2.国際合意に整合させるべき:再エネ3倍
再エネは対象になっているものの、当初から再エネを増やすという視点が完全に欠け、設備容量を10万kWとするなど事実上再エネを排除する条件となっていたため、実際に第一回オークションの結果は、再エネ・風力が一つもなく、原発や石炭火力を温存するアンモニア混焼設備、LNG専焼火力が大半を占める結果となった。このような制度は、2035年の脱炭素化を絶望的なものとし、本来必要な脱炭素化の転換を遅らせるどころか、化石燃料火力を維持するものとなっている。再エネは小規模のものを地域分散型で導入でき、本当の意味でCO2を排出しない脱炭素電源である。FIT制度が導入されても最近では導入量が膠着状態にあることを課題として設定し、再エネ3倍という国際合意に合わせて制度設計すべきである。

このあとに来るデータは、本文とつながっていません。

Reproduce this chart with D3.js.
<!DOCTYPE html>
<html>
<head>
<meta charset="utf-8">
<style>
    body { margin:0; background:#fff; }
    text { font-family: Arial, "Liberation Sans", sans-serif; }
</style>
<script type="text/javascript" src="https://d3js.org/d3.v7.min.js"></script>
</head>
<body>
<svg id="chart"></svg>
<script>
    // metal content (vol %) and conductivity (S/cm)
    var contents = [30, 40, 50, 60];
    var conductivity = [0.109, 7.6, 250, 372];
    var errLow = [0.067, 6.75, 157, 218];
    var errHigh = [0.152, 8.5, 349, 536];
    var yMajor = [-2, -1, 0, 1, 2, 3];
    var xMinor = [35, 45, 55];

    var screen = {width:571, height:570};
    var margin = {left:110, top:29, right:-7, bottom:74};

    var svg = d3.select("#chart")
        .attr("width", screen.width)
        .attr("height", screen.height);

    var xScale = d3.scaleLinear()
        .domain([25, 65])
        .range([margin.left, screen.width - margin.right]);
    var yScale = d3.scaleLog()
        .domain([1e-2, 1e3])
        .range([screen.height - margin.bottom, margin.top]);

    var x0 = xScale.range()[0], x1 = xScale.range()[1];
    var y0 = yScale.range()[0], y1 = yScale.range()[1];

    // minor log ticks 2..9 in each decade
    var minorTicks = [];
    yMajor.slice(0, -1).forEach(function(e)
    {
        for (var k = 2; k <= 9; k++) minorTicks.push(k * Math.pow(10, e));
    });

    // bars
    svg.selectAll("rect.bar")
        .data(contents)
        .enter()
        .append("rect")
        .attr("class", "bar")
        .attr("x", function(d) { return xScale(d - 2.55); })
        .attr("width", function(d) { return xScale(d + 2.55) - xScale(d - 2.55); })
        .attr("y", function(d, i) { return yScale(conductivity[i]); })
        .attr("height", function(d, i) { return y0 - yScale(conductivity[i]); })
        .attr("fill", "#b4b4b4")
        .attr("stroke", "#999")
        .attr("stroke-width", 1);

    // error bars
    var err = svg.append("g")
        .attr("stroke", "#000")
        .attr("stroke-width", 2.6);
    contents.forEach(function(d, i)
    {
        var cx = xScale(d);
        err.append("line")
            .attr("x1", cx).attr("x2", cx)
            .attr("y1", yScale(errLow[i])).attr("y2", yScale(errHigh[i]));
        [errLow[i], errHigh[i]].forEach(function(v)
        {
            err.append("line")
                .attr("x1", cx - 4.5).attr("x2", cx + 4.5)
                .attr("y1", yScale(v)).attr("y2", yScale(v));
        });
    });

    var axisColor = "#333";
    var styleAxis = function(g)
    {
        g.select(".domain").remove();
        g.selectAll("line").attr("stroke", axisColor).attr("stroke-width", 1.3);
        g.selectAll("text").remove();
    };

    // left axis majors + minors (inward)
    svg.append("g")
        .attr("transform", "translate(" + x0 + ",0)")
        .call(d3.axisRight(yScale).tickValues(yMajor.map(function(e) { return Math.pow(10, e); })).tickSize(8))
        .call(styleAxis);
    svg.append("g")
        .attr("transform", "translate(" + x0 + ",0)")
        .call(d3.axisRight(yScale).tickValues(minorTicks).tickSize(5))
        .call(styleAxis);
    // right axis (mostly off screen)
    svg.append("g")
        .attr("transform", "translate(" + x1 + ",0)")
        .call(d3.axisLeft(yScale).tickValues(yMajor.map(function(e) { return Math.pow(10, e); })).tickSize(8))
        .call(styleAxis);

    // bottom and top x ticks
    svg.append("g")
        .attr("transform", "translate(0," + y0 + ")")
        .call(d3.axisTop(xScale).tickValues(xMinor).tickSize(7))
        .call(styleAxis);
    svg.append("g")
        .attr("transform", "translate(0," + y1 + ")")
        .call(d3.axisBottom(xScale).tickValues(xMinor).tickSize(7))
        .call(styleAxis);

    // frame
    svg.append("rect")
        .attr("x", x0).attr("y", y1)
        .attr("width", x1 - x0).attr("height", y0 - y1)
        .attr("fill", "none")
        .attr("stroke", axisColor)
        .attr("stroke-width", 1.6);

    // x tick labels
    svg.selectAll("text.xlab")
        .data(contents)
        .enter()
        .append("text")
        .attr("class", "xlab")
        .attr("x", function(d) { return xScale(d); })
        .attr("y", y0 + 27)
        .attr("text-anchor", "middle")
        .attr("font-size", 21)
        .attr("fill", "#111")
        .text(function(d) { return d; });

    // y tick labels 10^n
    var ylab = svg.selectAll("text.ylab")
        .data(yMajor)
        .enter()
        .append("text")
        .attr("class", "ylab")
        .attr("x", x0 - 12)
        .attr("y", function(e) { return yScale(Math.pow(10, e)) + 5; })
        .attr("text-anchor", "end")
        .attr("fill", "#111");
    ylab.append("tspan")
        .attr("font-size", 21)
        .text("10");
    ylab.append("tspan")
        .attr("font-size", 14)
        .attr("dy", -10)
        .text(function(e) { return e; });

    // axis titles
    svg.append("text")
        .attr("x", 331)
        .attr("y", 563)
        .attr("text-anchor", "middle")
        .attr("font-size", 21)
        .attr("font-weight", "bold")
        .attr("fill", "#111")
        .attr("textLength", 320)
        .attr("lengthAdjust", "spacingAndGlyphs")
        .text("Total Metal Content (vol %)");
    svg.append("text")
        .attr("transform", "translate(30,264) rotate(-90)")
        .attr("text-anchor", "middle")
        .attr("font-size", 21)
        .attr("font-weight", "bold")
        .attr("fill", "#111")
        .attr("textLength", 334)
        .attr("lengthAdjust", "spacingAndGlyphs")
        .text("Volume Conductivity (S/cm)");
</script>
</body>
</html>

3.既設火力の改修(水素・アンモニア混焼)は石炭延命措置でしかなく廃止すべき
既設の石炭火力にアンモニアを20%混焼するための設備改修は、本来2030年までに石炭火力をゼロにすることへの妨げとなる。石炭火力の段階的廃止は「1.5℃目標」の達成に不可欠であることから、2030年にたった2割程度の削減にしかつながらない改修を「脱炭素電源」などとして位置付けるべきではない。

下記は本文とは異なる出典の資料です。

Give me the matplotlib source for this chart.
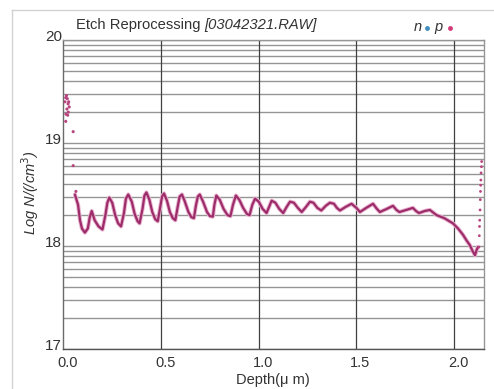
import numpy as np
import matplotlib
matplotlib.use("Agg")
import matplotlib.pyplot as plt
from matplotlib import font_manager

# ---------------- data ----------------
title_main = "Etch Reprocessing "
title_file = "[03042321.RAW]"
x_ticks = [0.0, 0.5, 1.0, 1.5, 2.0]
x_tick_labels = ["0.0", "0.5", "1.0", "1.5", "2.0"]
y_ticks = [17, 18, 19, 20]
y_tick_labels = ["17", "18", "19", "20"]

# p-type profile (continuous part)
p_depth = [0.059, 0.075, 0.085, 0.095, 0.110, 0.125, 0.135, 0.145, 0.160, 0.180,
           0.200, 0.215, 0.225, 0.235, 0.250, 0.265, 0.280, 0.295, 0.310, 0.320,
           0.332, 0.350, 0.365, 0.380, 0.390, 0.405, 0.415, 0.425, 0.440, 0.455,
           0.470, 0.483, 0.495, 0.505, 0.515, 0.530, 0.545, 0.560, 0.573, 0.585,
           0.595, 0.607, 0.620, 0.640, 0.655, 0.668, 0.678, 0.688, 0.698, 0.715,
           0.735, 0.750, 0.765, 0.773, 0.783, 0.800, 0.820, 0.840, 0.855, 0.868,
           0.883, 0.900, 0.920, 0.940, 0.953, 0.967, 0.981, 1.000, 1.020, 1.040,
           1.053, 1.066, 1.085, 1.105, 1.125, 1.143, 1.160, 1.180, 1.200, 1.220,
           1.242, 1.262, 1.280, 1.300, 1.320, 1.343, 1.364, 1.385, 1.400, 1.416,
           1.445, 1.475, 1.500, 1.518, 1.550, 1.585, 1.605, 1.620, 1.655, 1.687,
           1.705, 1.720, 1.755, 1.789, 1.805, 1.820, 1.850, 1.876, 1.910, 1.950,
           1.994, 2.020, 2.045, 2.065, 2.080, 2.095, 2.107, 2.115, 2.122]
p_logn = [18.50, 18.40, 18.25, 18.17, 18.13, 18.17, 18.28, 18.34, 18.25, 18.19,
          18.16, 18.30, 18.42, 18.47, 18.42, 18.30, 18.22, 18.19, 18.32, 18.46,
          18.50, 18.43, 18.31, 18.24, 18.22, 18.36, 18.49, 18.52, 18.45, 18.33,
          18.26, 18.24, 18.37, 18.48, 18.51, 18.44, 18.33, 18.27, 18.25, 18.38,
          18.48, 18.50, 18.44, 18.33, 18.28, 18.27, 18.39, 18.48, 18.50, 18.43,
          18.33, 18.29, 18.285, 18.40, 18.49, 18.45, 18.36, 18.30, 18.29, 18.40,
          18.49, 18.45, 18.37, 18.31, 18.30, 18.40, 18.46, 18.43, 18.36, 18.32,
          18.38, 18.44, 18.42, 18.36, 18.32, 18.38, 18.43, 18.42, 18.37, 18.33,
          18.38, 18.43, 18.42, 18.37, 18.345, 18.39, 18.42, 18.41, 18.37, 18.345,
          18.38, 18.41, 18.37, 18.33, 18.37, 18.41, 18.36, 18.33, 18.36, 18.39,
          18.35, 18.33, 18.35, 18.37, 18.34, 18.32, 18.34, 18.35, 18.30, 18.27,
          18.22, 18.17, 18.11, 18.05, 18.01, 17.95, 17.91, 17.96, 17.99]

# p-type sparse points (surface and end of profile)
p_surf_depth = [0.008, 0.012, 0.016, 0.020, 0.024, 0.018, 0.025, 0.030, 0.013, 0.022,
                0.027, 0.012, 0.050, 0.050, 0.064]
p_surf_logn = [19.40, 19.44, 19.46, 19.43, 19.38, 19.33, 19.30, 19.35, 19.28, 19.27,
               19.40, 19.21, 19.11, 18.78, 18.53]
p_end_depth = [2.127, 2.129, 2.130, 2.131, 2.133, 2.134, 2.135, 2.136, 2.137, 2.138,
               2.140, 2.141]
p_end_logn = [17.99, 18.10, 18.19, 18.25, 18.35, 18.45, 18.53, 18.59, 18.64, 18.71,
              18.77, 18.82]

# ---------------- style ----------------
avail = {f.name for f in font_manager.fontManager.ttflist}
base_font = "Liberation Sans" if "Liberation Sans" in avail else "DejaVu Sans"
narrow_font = "Liberation Sans Narrow" if "Liberation Sans Narrow" in avail else base_font
plt.rcParams["font.family"] = [base_font, "DejaVu Sans"]

W, H = 494, 389
fig = plt.figure(figsize=(W / 100, H / 100), dpi=100)
fig.patch.set_facecolor("white")

L, R, T, B = 63.4, 484.0, 40.0, 349.0
ax = fig.add_axes([L / W, 1 - B / H, (R - L) / W, (B - T) / H])
ax.set_xlim(0, 2.153)
ax.set_ylim(17, 20)


def fx(px):
    return px / W


def fy(py):
    return 1 - py / H


# frame around the figure (light gray)
fig.add_artist(plt.Line2D([fx(12), fx(12)], [fy(10), 0], color="#d2d2d2", lw=1.0))
fig.add_artist(plt.Line2D([fx(12), 1], [fy(10), fy(10)], color="#d2d2d2", lw=1.0))

# grid: log-decade style horizontal lines
for dec in [17, 18, 19]:
    for k in range(1, 10):
        yv = dec + np.log10(k)
        ax.axhline(yv, color="#959595", lw=1.0, zorder=1)
ax.axhline(20, color="#959595", lw=1.0, zorder=1)
for xv in [0.5, 1.0, 1.5, 2.0]:
    ax.axvline(xv, color="#404040", lw=0.9, zorder=1)

for side, col in [("left", "#6a6a6a"), ("bottom", "#555555"), ("top", "#959595"), ("right", "#959595")]:
    ax.spines[side].set_color(col)
    ax.spines[side].set_linewidth(1.0)

ax.set_xticks([])
ax.set_yticks([])

# data
pcol = "#9c2c6a"
ax.plot(p_depth, p_logn, color="#e9b3cf", lw=3.0, zorder=3, solid_capstyle="round")
ax.plot(p_depth, p_logn, color=pcol, lw=1.6, zorder=4, solid_capstyle="round")
ax.scatter(p_surf_depth, p_surf_logn, s=5, color="#b8447f", edgecolors="none", zorder=5, clip_on=False)
ax.scatter(p_end_depth, p_end_logn, s=4, color="#b8447f", edgecolors="none", zorder=5, clip_on=False)

# tick labels
for xv, lab in zip(x_ticks, x_tick_labels):
    px = L + (R - L) * xv / 2.153 + 4
    fig.text(fx(px), fy(363), lab, ha="center", va="center", fontsize=10.5,
             family=[narrow_font, "DejaVu Sans"], color="#333333")
for yv, lab in zip(y_ticks, y_tick_labels):
    py = T + (B - T) * (20 - yv) / 3 - 3
    fig.text(fx(62), fy(py), lab, ha="right", va="center", fontsize=11,
             family=[narrow_font, "DejaVu Sans"], color="#333333")

# title
t1 = fig.text(fx(76), fy(25), title_main, ha="left", va="center", fontsize=10.6, color="#333333")
fig.canvas.draw()
bb = t1.get_window_extent()
fig.text(bb.x1 / W, fy(25), title_file, ha="left", va="center", fontsize=10.6,
         style="italic", color="#333333")

# legend-like markers n / p
fig.text(fx(418), fy(27), "n", ha="center", va="center", fontsize=10.5, style="italic", color="#333333")
fig.add_artist(plt.Line2D([fx(427)], [fy(27.5)], marker="o", ms=3.5, color="#3f8fc0", mec="none"))
fig.text(fx(438), fy(27), "p", ha="center", va="center", fontsize=10.5, style="italic", color="#333333")
fig.add_artist(plt.Line2D([fx(450)], [fy(27.5)], marker="o", ms=3.5, color="#d23a78", mec="none"))

# axis labels
fig.text(fx(273), fy(380), "Depth(\u03bc m)", ha="center", va="center", fontsize=10.5, color="#333333")
fig.text(fx(30), fy(193), "Log N/(/cm$^{3}$)", ha="center", va="center", rotation=90,
         fontsize=10.5, style="italic", color="#333333")

fig.savefig("out.png", dpi=100, facecolor="white")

なお、第一回目で落札した碧南火力4・5号機は、すでにアンモニア混焼の実証化に向けてグリーンイノベーション基金など様々な補助金が投じられているもので、費用の二重どりとなっている可能性もある。
4.大量にCO2を排出するLNG火力は「脱炭素電源」ではない
そもそも何の対策もなくCO2を大量に排出するLNG専焼火力を「脱炭素電源」として位置づけるべきではない。2023年の気候変動枠組条約締約国会議でも「化石燃料からの脱却」が合意されており、石炭だけではなく、天然ガスも含めて廃止することが不可欠とする方針に逆行する。将来的に水素専焼にするなどという約束が実現できる補償は何もなく、空手形である。

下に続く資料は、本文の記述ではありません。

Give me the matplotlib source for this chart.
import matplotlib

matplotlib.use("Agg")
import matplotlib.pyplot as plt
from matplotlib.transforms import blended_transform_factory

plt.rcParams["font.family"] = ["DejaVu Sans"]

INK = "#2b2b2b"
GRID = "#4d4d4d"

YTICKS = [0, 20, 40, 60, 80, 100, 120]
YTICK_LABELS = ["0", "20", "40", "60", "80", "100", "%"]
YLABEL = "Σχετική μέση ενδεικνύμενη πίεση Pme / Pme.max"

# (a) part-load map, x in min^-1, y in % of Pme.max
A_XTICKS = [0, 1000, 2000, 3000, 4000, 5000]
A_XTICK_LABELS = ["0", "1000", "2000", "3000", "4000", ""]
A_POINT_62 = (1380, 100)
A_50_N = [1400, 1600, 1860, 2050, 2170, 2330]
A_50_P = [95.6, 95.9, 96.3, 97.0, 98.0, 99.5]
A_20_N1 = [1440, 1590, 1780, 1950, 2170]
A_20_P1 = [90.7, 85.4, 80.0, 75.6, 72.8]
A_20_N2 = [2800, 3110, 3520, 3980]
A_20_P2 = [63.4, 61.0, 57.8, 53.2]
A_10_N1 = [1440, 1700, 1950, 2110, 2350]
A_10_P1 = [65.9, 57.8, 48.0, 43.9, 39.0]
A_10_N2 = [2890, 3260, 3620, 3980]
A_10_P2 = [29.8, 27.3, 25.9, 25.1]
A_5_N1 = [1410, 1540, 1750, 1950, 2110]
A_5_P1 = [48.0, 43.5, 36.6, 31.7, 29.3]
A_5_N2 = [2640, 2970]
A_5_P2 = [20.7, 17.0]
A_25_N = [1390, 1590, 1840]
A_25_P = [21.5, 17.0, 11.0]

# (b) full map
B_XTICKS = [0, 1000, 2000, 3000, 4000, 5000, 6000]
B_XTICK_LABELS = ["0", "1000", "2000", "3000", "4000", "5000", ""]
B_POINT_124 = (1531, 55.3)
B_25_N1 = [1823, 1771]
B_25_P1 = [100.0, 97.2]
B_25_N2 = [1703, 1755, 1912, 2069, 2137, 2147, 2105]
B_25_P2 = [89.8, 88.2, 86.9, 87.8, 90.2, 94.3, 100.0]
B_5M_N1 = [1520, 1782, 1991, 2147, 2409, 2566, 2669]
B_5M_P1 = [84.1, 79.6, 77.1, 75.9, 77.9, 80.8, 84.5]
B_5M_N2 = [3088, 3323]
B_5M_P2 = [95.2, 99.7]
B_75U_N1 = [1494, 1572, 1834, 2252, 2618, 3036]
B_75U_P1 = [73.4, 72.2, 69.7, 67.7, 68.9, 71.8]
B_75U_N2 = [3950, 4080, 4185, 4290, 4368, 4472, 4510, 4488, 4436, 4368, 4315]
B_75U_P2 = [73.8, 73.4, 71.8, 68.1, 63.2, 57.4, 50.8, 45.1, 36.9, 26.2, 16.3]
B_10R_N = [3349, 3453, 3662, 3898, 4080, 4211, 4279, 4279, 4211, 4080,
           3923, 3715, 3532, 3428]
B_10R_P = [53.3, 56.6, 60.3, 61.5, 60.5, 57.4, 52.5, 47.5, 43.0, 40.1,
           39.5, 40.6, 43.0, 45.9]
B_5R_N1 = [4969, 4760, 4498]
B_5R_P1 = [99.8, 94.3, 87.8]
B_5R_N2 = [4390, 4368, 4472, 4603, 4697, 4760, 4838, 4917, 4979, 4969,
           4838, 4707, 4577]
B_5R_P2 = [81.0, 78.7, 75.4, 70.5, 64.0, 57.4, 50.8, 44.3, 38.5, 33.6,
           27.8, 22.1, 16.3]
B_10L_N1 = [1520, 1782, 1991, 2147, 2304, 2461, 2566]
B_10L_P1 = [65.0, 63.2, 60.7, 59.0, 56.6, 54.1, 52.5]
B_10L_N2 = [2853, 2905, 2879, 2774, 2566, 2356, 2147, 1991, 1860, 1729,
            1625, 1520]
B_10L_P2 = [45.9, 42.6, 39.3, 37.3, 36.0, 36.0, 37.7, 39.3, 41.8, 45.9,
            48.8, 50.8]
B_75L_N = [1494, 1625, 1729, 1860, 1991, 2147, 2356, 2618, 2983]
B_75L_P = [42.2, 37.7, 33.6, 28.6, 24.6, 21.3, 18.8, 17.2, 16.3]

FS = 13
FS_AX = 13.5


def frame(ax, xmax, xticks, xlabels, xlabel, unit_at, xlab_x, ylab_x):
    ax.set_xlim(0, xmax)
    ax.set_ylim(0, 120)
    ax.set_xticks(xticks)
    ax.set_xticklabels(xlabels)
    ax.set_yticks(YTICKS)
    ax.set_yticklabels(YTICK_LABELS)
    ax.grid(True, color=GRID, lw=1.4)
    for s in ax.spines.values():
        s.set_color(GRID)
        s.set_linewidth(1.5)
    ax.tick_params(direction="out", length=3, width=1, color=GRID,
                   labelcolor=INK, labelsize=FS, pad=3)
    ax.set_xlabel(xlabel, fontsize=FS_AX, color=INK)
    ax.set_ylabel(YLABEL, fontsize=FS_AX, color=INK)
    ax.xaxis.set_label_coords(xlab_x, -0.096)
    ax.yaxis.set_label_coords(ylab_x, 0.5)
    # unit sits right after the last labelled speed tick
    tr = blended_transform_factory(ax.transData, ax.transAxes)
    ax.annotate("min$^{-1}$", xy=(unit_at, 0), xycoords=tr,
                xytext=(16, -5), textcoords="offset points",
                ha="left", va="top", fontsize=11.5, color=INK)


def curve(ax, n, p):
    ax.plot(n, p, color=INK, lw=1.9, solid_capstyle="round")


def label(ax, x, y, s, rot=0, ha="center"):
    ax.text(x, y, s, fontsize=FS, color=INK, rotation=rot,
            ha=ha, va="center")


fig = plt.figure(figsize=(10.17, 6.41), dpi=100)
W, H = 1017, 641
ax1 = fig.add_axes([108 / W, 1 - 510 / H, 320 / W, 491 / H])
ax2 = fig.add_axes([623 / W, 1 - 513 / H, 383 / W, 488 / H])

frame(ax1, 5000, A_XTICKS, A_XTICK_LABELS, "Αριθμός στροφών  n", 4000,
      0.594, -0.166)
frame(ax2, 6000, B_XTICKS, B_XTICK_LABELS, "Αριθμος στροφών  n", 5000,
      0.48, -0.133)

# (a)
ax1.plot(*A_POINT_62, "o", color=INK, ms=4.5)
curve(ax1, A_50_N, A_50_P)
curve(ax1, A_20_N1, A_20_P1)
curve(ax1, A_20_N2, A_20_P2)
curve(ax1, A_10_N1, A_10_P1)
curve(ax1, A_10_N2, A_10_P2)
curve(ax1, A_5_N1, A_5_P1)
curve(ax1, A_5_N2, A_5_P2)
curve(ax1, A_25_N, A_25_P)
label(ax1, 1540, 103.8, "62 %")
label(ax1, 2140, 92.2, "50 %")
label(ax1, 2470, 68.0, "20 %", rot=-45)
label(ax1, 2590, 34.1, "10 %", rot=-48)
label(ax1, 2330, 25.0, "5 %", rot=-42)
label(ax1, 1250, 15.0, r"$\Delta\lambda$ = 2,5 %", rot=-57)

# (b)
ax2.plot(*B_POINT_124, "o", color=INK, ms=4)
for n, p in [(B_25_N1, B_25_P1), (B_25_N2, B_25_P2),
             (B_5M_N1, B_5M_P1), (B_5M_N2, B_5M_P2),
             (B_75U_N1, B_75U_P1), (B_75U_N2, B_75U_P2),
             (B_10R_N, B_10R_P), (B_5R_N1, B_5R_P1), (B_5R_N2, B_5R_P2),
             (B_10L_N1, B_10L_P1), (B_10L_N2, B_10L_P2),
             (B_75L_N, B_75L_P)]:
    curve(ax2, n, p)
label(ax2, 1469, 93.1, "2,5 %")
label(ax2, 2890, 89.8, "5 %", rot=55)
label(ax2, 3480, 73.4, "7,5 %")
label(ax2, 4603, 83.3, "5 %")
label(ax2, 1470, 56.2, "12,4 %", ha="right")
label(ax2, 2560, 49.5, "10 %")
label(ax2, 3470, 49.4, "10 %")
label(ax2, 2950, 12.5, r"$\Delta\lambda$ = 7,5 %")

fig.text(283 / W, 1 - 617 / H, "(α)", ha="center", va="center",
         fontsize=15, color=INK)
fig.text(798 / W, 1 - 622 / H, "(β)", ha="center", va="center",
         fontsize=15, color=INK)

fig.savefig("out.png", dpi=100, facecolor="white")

5.LNG火力の募集枠をさらに400万kW追加すべきでない
LNG火力は3年間で600万kWの募集の予定で実施され、1年目でその枠をほぼ埋める575.6万kWが落札する結果となった。今回の電力・ガス基本政策小委員会制度検討作業部会のとりまとめでは、今後10年間にデータセンターの新増設等により電力需要が増加するとの見通しから、LNG専焼火力を400万kWを追加募集するとして、2024年度・2025年のオークションで200万kWずつ追加するとあるが、大量のCO2を発生するLNG火力をさらに400万kWも追加すべきではない。電力分野の脱炭素化は再エネ100%で実現するような制度設計にすべきである。
6.蓄電池は裾切りすべきではない
再エネの大量導入に対して、その柔軟性を高めるためにも蓄電池を分散型で大量に導入することが欠かせない。第一回目のオークションで募集枠を大幅に超える募集があったことはそのポテンシャルのあらわれである。しかし、脱炭素ではないLNG火力は募集枠を追加しておきながら、蓄電池は規模の裾切りをするという方針は言語道断である。蓄電池は設備が小さくても様々な地域に導入することで、電力の安定確保・再エネ促進・価格の安定化につながるため、裾切りをすべきではない。むしろ募集枠を広げるべきである。
7.建設済みの原発を対象にすべきではない
「発電事業者の予見可能性確保と需要家の利益保護を同時に達成することを目的」としているはずの本制度で、なぜ建設済みの原発が対象になるのか合理性に欠ける。もともと原発は「価格が低廉」ということで建設に踏み切ってきたはずで、すでに投資はすべて完了しているはずである。原発は対象からはずし、第一回目で落札した島根3号の落札も見直すべきである。
8.電源ごとの詳細を公開すべき
第一回目のオークションの結果では、約定価格などが電源ごとに公開されていないが、落札された電源については、すべて情報を公開すべきである。